Court Orders Connecticut Hedge Fund Manager and Firms to Pay Nearly $13 Million in SEC Case
Litigation Release No. 24049 / February 15, 2018
SEC v. Southridge Capital Management LLC, et al., No. 10-cv-1685 (D. Conn. Filed Oct. 25, 2010)
The Securities and Exchange Commission today announced that it obtained final judgments against a Ridgefield, Connecticut-based hedge fund manager and his investment advisory businesses. The federal court in Connecticut ordered the defendants to pay nearly $13 million in disgorgement and penalties after the court had previously determined that the defendants had illegally diverted investor money for use by other hedge funds that were illiquid and in need of cash.
The court earlier found Stephen Hicks and the businesses liable on the SEC's claim that they misappropriated investor funds. The SEC alleged that investors were defrauded because they were not told about the transfers of hedge fund assets while they were taking place. According to the SEC's complaint, Hicks sent a letter to investors admitting that legal and administrative expenses had been improperly allocated between funds, but rather than repaying the money, he transferred illiquid securities to the funds.
The February 10th judgments against Stephen Hicks, Southridge Capital Management LLC, and Southridge Advisors LLC incorporated the Partial Final Judgment issued by the District Court on August 2, 2017. The Final Judgment enjoined the Southridge entities and Hicks from violating Section 10(b) of the Securities Exchange Act of 1934 and Rule 10b-5 thereunder; Section 17(a) of the Securities Act of 1933; and Section 206(1), (2), and (4) of the Investment Advisers Act of 1940 and Rule 206(4)-8 thereunder, and required them to pay $7,864,064 in disgorgement and prejudgment interest that was previously ordered. Hicks also must pay a $5 million penalty.
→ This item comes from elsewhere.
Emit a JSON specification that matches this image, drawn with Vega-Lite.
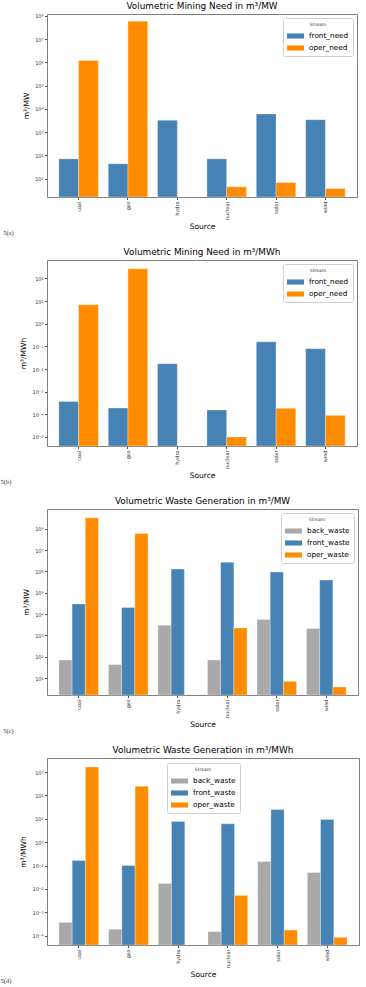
{
  "$schema": "https://vega.github.io/schema/vega-lite/v6.json",
  "background": "white",
  "padding": {"left": 0, "top": 1, "right": 6, "bottom": 2},
  "config": {
    "font": "DejaVu Sans",
    "view": {"stroke": "#808080", "strokeWidth": 1},
    "title": {"font": "DejaVu Sans", "fontSize": 8.9, "fontWeight": "normal", "color": "#000", "offset": 3},
    "axis": {"grid": false, "domain": false, "tickColor": "#555", "tickSize": 2.5, "labelFont": "DejaVu Sans", "labelFontSize": 5, "labelColor": "#333", "labelPadding": 1.5, "titleFont": "DejaVu Sans", "titleFontSize": 7.5, "titleFontWeight": "normal", "titleColor": "#000"},
    "axisY": {"titlePadding": 4},
    "axisX": {"titlePadding": 3},
    "legend": {"fillColor": "white", "strokeColor": "#d0d0d0", "cornerRadius": 2, "padding": 4, "titleFont": "DejaVu Sans", "titleFontSize": 4.5, "titleFontWeight": "normal", "titleColor": "#333", "titleAnchor": "middle", "labelFont": "DejaVu Sans", "labelFontSize": 7.3, "labelColor": "#000", "symbolType": "M-1,-0.3H1V0.3H-1Z", "symbolSize": 289, "symbolStrokeWidth": 0, "rowPadding": 0, "titlePadding": 1, "labelOffset": 5},
    "concat": {"spacing": 10}
  },
  "datasets": {
    "a": [
      {"source": "coal", "stream": "front_need", "value": 70},
      {"source": "coal", "stream": "oper_need", "value": 1200000},
      {"source": "gas", "stream": "front_need", "value": 43},
      {"source": "gas", "stream": "oper_need", "value": 59000000},
      {"source": "hydro", "stream": "front_need", "value": 3200},
      {"source": "nuclear", "stream": "front_need", "value": 70},
      {"source": "nuclear", "stream": "oper_need", "value": 4.4},
      {"source": "solar", "stream": "front_need", "value": 6000},
      {"source": "solar", "stream": "oper_need", "value": 6.7},
      {"source": "wind", "stream": "front_need", "value": 3400},
      {"source": "wind", "stream": "oper_need", "value": 3.7}
    ],
    "b": [
      {"source": "coal", "stream": "front_need", "value": 0.00037},
      {"source": "coal", "stream": "oper_need", "value": 6.9},
      {"source": "gas", "stream": "front_need", "value": 0.00019},
      {"source": "gas", "stream": "oper_need", "value": 265},
      {"source": "hydro", "stream": "front_need", "value": 0.017},
      {"source": "nuclear", "stream": "front_need", "value": 0.000155},
      {"source": "nuclear", "stream": "oper_need", "value": 0.00001},
      {"source": "solar", "stream": "front_need", "value": 0.158},
      {"source": "solar", "stream": "oper_need", "value": 0.000185},
      {"source": "wind", "stream": "front_need", "value": 0.079},
      {"source": "wind", "stream": "oper_need", "value": 0.00009}
    ],
    "c": [
      {"source": "coal", "stream": "back_waste", "value": 70},
      {"source": "coal", "stream": "front_waste", "value": 30000},
      {"source": "coal", "stream": "oper_waste", "value": 330000000},
      {"source": "gas", "stream": "back_waste", "value": 43},
      {"source": "gas", "stream": "front_waste", "value": 20500},
      {"source": "gas", "stream": "oper_waste", "value": 60000000},
      {"source": "hydro", "stream": "back_waste", "value": 3000},
      {"source": "hydro", "stream": "front_waste", "value": 1300000},
      {"source": "nuclear", "stream": "back_waste", "value": 70},
      {"source": "nuclear", "stream": "front_waste", "value": 2700000},
      {"source": "nuclear", "stream": "oper_waste", "value": 2250},
      {"source": "solar", "stream": "back_waste", "value": 5500},
      {"source": "solar", "stream": "front_waste", "value": 930000},
      {"source": "solar", "stream": "oper_waste", "value": 7},
      {"source": "wind", "stream": "back_waste", "value": 2100},
      {"source": "wind", "stream": "front_waste", "value": 400000},
      {"source": "wind", "stream": "oper_waste", "value": 3.8}
    ],
    "d": [
      {"source": "coal", "stream": "back_waste", "value": 0.00037},
      {"source": "coal", "stream": "front_waste", "value": 0.165},
      {"source": "coal", "stream": "oper_waste", "value": 1650},
      {"source": "gas", "stream": "back_waste", "value": 0.00019},
      {"source": "gas", "stream": "front_waste", "value": 0.1},
      {"source": "gas", "stream": "oper_waste", "value": 245},
      {"source": "hydro", "stream": "back_waste", "value": 0.017},
      {"source": "hydro", "stream": "front_waste", "value": 7.7},
      {"source": "nuclear", "stream": "back_waste", "value": 0.00015},
      {"source": "nuclear", "stream": "front_waste", "value": 6.1},
      {"source": "nuclear", "stream": "oper_waste", "value": 0.0053},
      {"source": "solar", "stream": "back_waste", "value": 0.15},
      {"source": "solar", "stream": "front_waste", "value": 25},
      {"source": "solar", "stream": "oper_waste", "value": 0.000175},
      {"source": "wind", "stream": "back_waste", "value": 0.05},
      {"source": "wind", "stream": "front_waste", "value": 9.4},
      {"source": "wind", "stream": "oper_waste", "value": 0.000085}
    ]
  },
  "resolve": {"scale": {"x": "independent", "xOffset": "independent", "y": "independent", "color": "independent"}, "legend": {"color": "independent"}},
  "vconcat": [
    {
      "title": {"text": "5(a)", "orient": "bottom", "anchor": "start", "frame": "bounds", "font": "Liberation Serif", "fontSize": 6.5, "fontWeight": "normal", "color": "#333", "offset": -1, "dx": -19},
      "resolve": {"scale": {"x": "independent", "xOffset": "independent", "y": "independent", "color": "independent"}, "legend": {"color": "independent"}},
      "vconcat": [{
        "title": {"text": "Volumetric Mining Need in m³/MW", "anchor": "middle"},
        "width": 310, "height": 183,
        "data": {"name": "a"},
        "mark": {"type": "bar", "stroke": "white", "strokeWidth": 0.5, "strokeOpacity": 0.6},
        "encoding": {
          "x": {"field": "source", "type": "nominal", "title": "Source", "scale": {"paddingInner": 0.2, "paddingOuter": 0.24}, "axis": {"labelAngle": -90}},
          "xOffset": {"field": "stream", "type": "nominal", "scale": {"domain": ["front_need", "oper_need"]}},
          "y": {"field": "value", "type": "quantitative", "stack": null, "title": "m³/MW", "scale": {"type": "log", "domain": [1.6, 120000000], "nice": false}, "axis": {"values": [10, 100, 1000, 10000, 100000, 1000000, 10000000, 100000000], "labelExpr": "'10' + replace(replace(replace(replace(replace(replace(replace(replace(replace(replace(replace('' + round(log(datum.value)/LN10), '-', '⁻'), '0', '⁰'), '1', '¹'), '2', '²'), '3', '³'), '4', '⁴'), '5', '⁵'), '6', '⁶'), '7', '⁷'), '8', '⁸'), '9', '⁹')"}},
          "y2": {"value": "height"},
          "color": {"field": "stream", "type": "nominal", "title": "Stream", "scale": {"domain": ["front_need", "oper_need"], "range": ["#4682B4", "#FF8C00"]}, "legend": {"orient": "top-right", "offset": 4}}
        }
      }]
    },
    {
      "title": {"text": "5(b)", "orient": "bottom", "anchor": "start", "frame": "bounds", "font": "Liberation Serif", "fontSize": 6.5, "fontWeight": "normal", "color": "#333", "offset": -1, "dx": -19},
      "resolve": {"scale": {"x": "independent", "xOffset": "independent", "y": "independent", "color": "independent"}, "legend": {"color": "independent"}},
      "vconcat": [{
        "title": {"text": "Volumetric Mining Need in m³/MWh", "anchor": "middle"},
        "width": 310, "height": 186,
        "data": {"name": "b"},
        "mark": {"type": "bar", "stroke": "white", "strokeWidth": 0.5, "strokeOpacity": 0.6},
        "encoding": {
          "x": {"field": "source", "type": "nominal", "title": "Source", "scale": {"paddingInner": 0.2, "paddingOuter": 0.24}, "axis": {"labelAngle": -90}},
          "xOffset": {"field": "stream", "type": "nominal", "scale": {"domain": ["front_need", "oper_need"]}},
          "y": {"field": "value", "type": "quantitative", "stack": null, "title": "m³/MWh", "scale": {"type": "log", "domain": [0.000004, 650], "nice": false}, "axis": {"values": [0.00001, 0.0001, 0.001, 0.01, 0.1, 1, 10, 100], "labelExpr": "'10' + replace(replace(replace(replace(replace(replace(replace(replace(replace(replace(replace('' + round(log(datum.value)/LN10), '-', '⁻'), '0', '⁰'), '1', '¹'), '2', '²'), '3', '³'), '4', '⁴'), '5', '⁵'), '6', '⁶'), '7', '⁷'), '8', '⁸'), '9', '⁹')"}},
          "y2": {"value": "height"},
          "color": {"field": "stream", "type": "nominal", "title": "Stream", "scale": {"domain": ["front_need", "oper_need"], "range": ["#4682B4", "#FF8C00"]}, "legend": {"orient": "top-right", "offset": 4}}
        }
      }]
    },
    {
      "title": {"text": "5(c)", "orient": "bottom", "anchor": "start", "frame": "bounds", "font": "Liberation Serif", "fontSize": 6.5, "fontWeight": "normal", "color": "#333", "offset": -1, "dx": -19},
      "resolve": {"scale": {"x": "independent", "xOffset": "independent", "y": "independent", "color": "independent"}, "legend": {"color": "independent"}},
      "vconcat": [{
        "title": {"text": "Volumetric Waste Generation in m³/MW", "anchor": "middle"},
        "width": 311, "height": 186,
        "data": {"name": "c"},
        "mark": {"type": "bar", "stroke": "white", "strokeWidth": 0.5, "strokeOpacity": 0.6},
        "encoding": {
          "x": {"field": "source", "type": "nominal", "title": "Source", "scale": {"paddingInner": 0.2, "paddingOuter": 0.24}, "axis": {"labelAngle": -90}},
          "xOffset": {"field": "stream", "type": "nominal", "scale": {"domain": ["back_waste", "front_waste", "oper_waste"]}},
          "y": {"field": "value", "type": "quantitative", "stack": null, "title": "m³/MW", "scale": {"type": "log", "domain": [1.6, 850000000], "nice": false}, "axis": {"values": [10, 100, 1000, 10000, 100000, 1000000, 10000000, 100000000], "labelExpr": "'10' + replace(replace(replace(replace(replace(replace(replace(replace(replace(replace(replace('' + round(log(datum.value)/LN10), '-', '⁻'), '0', '⁰'), '1', '¹'), '2', '²'), '3', '³'), '4', '⁴'), '5', '⁵'), '6', '⁶'), '7', '⁷'), '8', '⁸'), '9', '⁹')"}},
          "y2": {"value": "height"},
          "color": {"field": "stream", "type": "nominal", "title": "Stream", "scale": {"domain": ["back_waste", "front_waste", "oper_waste"], "range": ["#A9A9A9", "#4682B4", "#FF8C00"]}, "legend": {"orient": "top-right", "offset": 4}}
        }
      }]
    },
    {
      "title": {"text": "5(d)", "orient": "bottom", "anchor": "start", "frame": "bounds", "font": "Liberation Serif", "fontSize": 6.5, "fontWeight": "normal", "color": "#333", "offset": -1, "dx": -19},
      "resolve": {"scale": {"x": "independent", "xOffset": "independent", "y": "independent", "color": "independent"}, "legend": {"color": "independent"}},
      "vconcat": [{
        "title": {"text": "Volumetric Waste Generation in m³/MWh", "anchor": "middle"},
        "width": 312, "height": 187,
        "data": {"name": "d"},
        "mark": {"type": "bar", "stroke": "white", "strokeWidth": 0.5, "strokeOpacity": 0.6},
        "encoding": {
          "x": {"field": "source", "type": "nominal", "title": "Source", "scale": {"paddingInner": 0.2, "paddingOuter": 0.24}, "axis": {"labelAngle": -90}},
          "xOffset": {"field": "stream", "type": "nominal", "scale": {"domain": ["back_waste", "front_waste", "oper_waste"]}},
          "y": {"field": "value", "type": "quantitative", "stack": null, "title": "m³/MWh", "scale": {"type": "log", "domain": [0.00004, 4000], "nice": false}, "axis": {"values": [0.0001, 0.001, 0.01, 0.1, 1, 10, 100, 1000], "labelExpr": "'10' + replace(replace(replace(replace(replace(replace(replace(replace(replace(replace(replace('' + round(log(datum.value)/LN10), '-', '⁻'), '0', '⁰'), '1', '¹'), '2', '²'), '3', '³'), '4', '⁴'), '5', '⁵'), '6', '⁶'), '7', '⁷'), '8', '⁸'), '9', '⁹')"}},
          "y2": {"value": "height"},
          "color": {"field": "stream", "type": "nominal", "title": "Stream", "scale": {"domain": ["back_waste", "front_waste", "oper_waste"], "range": ["#A9A9A9", "#4682B4", "#FF8C00"]}, "legend": {"orient": "none", "legendX": 120, "legendY": 5}}
        }
      }]
    }
  ]
}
The additional claims resolved by the final judgments involved accusations that Hicks fraudulently misstated the value of the fund's largest investment to artificially inflate the management fees Defendants collected from investors. This settlement also resolves allegations that Hicks fraudulently solicited investors by telling them that the majority of their investments would be placed in unrestricted, free-trading shares (meaning shares that were available to be sold), cash, or near cash. According to the complaint, Hicks instead invested large portions of the solicited money in relatively illiquid deals. The defendants consented to the entry of the final judgments, and neither admit nor deny the allegations in the SEC's complaint.